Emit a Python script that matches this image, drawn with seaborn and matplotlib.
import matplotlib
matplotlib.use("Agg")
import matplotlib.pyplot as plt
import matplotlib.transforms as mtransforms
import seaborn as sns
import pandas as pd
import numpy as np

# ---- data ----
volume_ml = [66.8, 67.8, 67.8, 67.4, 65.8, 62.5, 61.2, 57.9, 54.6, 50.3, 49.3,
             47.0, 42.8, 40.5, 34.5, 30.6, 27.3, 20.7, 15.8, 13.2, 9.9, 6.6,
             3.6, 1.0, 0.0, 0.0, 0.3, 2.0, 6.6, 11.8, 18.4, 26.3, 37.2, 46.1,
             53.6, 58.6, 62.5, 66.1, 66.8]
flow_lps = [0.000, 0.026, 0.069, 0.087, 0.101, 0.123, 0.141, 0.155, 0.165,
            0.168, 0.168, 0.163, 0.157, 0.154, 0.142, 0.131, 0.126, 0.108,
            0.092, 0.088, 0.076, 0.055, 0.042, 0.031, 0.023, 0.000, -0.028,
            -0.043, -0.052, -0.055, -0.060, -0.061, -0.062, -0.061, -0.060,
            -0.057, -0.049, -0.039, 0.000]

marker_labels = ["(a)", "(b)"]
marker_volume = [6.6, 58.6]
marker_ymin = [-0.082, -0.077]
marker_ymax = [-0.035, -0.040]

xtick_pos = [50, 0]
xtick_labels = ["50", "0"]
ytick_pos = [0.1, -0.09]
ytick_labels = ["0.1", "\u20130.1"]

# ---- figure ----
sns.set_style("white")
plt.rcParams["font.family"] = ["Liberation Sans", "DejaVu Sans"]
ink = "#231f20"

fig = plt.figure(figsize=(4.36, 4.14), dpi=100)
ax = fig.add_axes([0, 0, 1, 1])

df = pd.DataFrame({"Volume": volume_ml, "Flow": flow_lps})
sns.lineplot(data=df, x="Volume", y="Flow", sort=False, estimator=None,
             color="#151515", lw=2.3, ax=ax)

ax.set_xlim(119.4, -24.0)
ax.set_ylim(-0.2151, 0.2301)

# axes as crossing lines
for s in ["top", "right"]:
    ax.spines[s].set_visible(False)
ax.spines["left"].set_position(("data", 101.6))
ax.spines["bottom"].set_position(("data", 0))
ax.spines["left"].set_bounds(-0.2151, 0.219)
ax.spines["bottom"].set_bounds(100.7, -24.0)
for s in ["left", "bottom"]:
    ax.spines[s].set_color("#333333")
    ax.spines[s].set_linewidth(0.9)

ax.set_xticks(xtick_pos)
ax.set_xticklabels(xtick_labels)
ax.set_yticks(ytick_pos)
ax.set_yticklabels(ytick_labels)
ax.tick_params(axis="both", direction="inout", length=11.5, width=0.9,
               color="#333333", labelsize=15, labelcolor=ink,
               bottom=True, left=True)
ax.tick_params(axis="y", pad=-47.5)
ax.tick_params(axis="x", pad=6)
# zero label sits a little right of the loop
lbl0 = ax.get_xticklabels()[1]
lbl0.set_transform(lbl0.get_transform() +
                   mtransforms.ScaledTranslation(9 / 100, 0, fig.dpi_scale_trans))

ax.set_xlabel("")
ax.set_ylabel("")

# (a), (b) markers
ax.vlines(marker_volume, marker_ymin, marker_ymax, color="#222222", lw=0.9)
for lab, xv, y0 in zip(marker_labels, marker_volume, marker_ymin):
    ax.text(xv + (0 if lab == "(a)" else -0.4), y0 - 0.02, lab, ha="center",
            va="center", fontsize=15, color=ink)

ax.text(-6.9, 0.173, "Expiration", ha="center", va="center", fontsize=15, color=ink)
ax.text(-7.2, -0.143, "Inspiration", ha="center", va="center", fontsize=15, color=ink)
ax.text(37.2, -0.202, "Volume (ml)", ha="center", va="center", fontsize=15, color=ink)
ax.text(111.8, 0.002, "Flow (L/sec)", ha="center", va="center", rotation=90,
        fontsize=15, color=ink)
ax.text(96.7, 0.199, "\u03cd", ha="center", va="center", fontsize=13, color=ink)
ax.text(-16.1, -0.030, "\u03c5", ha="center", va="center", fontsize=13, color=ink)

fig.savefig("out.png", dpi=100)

•••

OBJECTIVE: Word for word, quote the lines of the material from the first line through the line with "import numpy as np", both ends included.

EXERCISE ANSWER:
Emit a Python script that matches this image, drawn with seaborn and matplotlib.
import matplotlib
matplotlib.use("Agg")
import matplotlib.pyplot as plt
import matplotlib.transforms as mtransforms
import seaborn as sns
import pandas as pd
import numpy as np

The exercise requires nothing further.